Elaborazione grafica di Enrico Cicchetti

L'assurdo come sentimento limite di ogni società sviluppata

Michele Silenzi

L’uomo assurdo non può fare altro che tutto esaurire, ed esaurirsi

In economia, la definizione trappola del reddito medio descrive un paese che si trova bloccato in una certa fascia di reddito non riuscendo più a crescere oltre un determinato livello, a innovare, a creare nuovi mercati. E visto che tutto ciò che ha vita detesta l’immobilità, un tale paese rischia prima o poi di decadere o di sfaldarsi dall’interno. 

   
L’equivalente filosofico-esistenziale della trappola del reddito medio potrebbe essere il senso dell’assurdo così come l’ha delineato Albert Camus.

 

L’assurdo come sentimento-limite di ogni società sviluppata. Per Camus la condizione assurda è lo stato metafisico dell’uomo cosciente. La nostalgia di unità di un uomo che sente una separazione tra la sua esistenza e ogni possibile raggiungimento di senso in questo mondo tanto più quanto il mondo viene spiegato e sezionato dalla scienza attraverso la tecnica. E se la ragione non è in grado di andare oltre la coscienza della propria impotenza nel dare un senso alla vita umana, Dio tace. Nell’accettazione di questa doppia perdita, di Dio e della ragione, sta l’atteggiamento del saggio. Un saggio, l’uomo assurdo che prende coscienza della propria condizione, di tipo stoico, ma infinitamente attaccato alla vita, che trova la sua felicità nell’accettazione di questo destino senza piagnistei.

 

Una vita posta in un orizzonte umano troppo umano che non può indirizzarsi verso altro se non verso il “cuore”, l’arte, un certo edonismo e un po’ di cura verso il prossimo, una vita che duri, nonostante tutto, nonostante l’assurdità e le difficoltà della nostra condizione umana, il più a lungo possibile, perché il tempo della nostra vita è tutto il tempo che abbiamo.  

 

Camus dà forma a una peculiare metafisica dell’uomo, un ossimoro intellettuale, un inconciliabile, una rivolta evanescente.

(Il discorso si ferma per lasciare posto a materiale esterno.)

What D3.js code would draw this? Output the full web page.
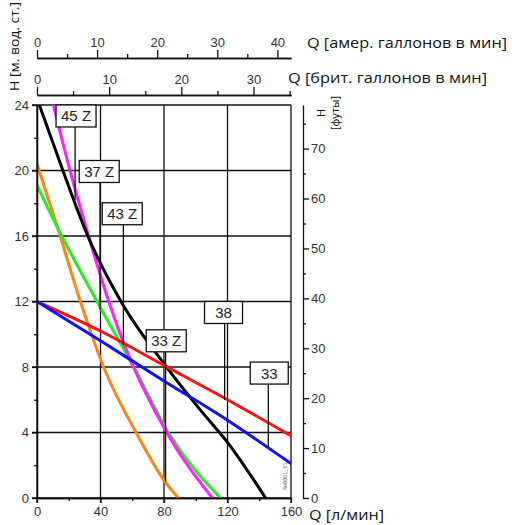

Una metafisica che dopo l’uomo trova solo l’uomo e che, quando tutti i processi esistenziali si saranno esauriti, non avrà più assolutamente niente in mano se non assenza di speranza (visto che la speranza implica un avvenire), indifferenza e attesa di una fine che non è più neppure attesa perché non c’è più nulla da attendere. L’uomo assurdo non può fare altro che tutto esaurire, ed esaurirsi.

  
Anche nell’augurale, poetico e metafisico sogno risolutivo nietzschiano dell’eterno ritorno, come unico modo per risignificare la vita nel momento in cui Dio è morto, ci ritroveremmo sempre e comunque a questo limite, all’assurdo dell’uomo che si trova di fronte a se stesso e, in coscienza, circondato da benessere, diritti e civiltà, non sa più dove andare.

  
Alla fine il dilemma rischia di essere sempre il medesimo, ma in modo crescentemente dirompente: tradizione o rivoluzione. Come tradizione, non si può immaginare in chiave reazionaria un ritorno a un qualche “prima”, oltre che impolverato letteralmente distrutto dall’abitudine di ciò che sappiamo. Tradizione, piuttosto, nel modo in cui Kojève pensava ai riti della società giapponese: una sorta di immobilità che ha a che fare con la formalizzazione del rito e quindi con la sospensione del tempo (ovvero un rito che vale per sé, come pura forma, spogliata da ogni contenuto che indica un’altra direzione di “salvezza”, come ricorsività cerimoniale del rito stesso, il suo porsi fuori dal tempo). L’alternativa, rivoluzionaria-faustiana, è la tensione hegeliana, tutta temporale e progressiva, verso l’Uomo-Dio.
    
Un’ulteriore possibilità, in realtà, pure c’è, meno filosofica delle altre due ma più concreta, ed è forse quella verso cui siamo in cammino, di cui possiamo intravedere i primi gioiosi tratti: la dissoluzione di qualsiasi volontà, ovvero di qualsiasi azione umana e di qualsiasi individualità, nella totale indistinzione. Bisognerebbe allora parlare di ecologismo e gender theory, ma questo è un altro discorso.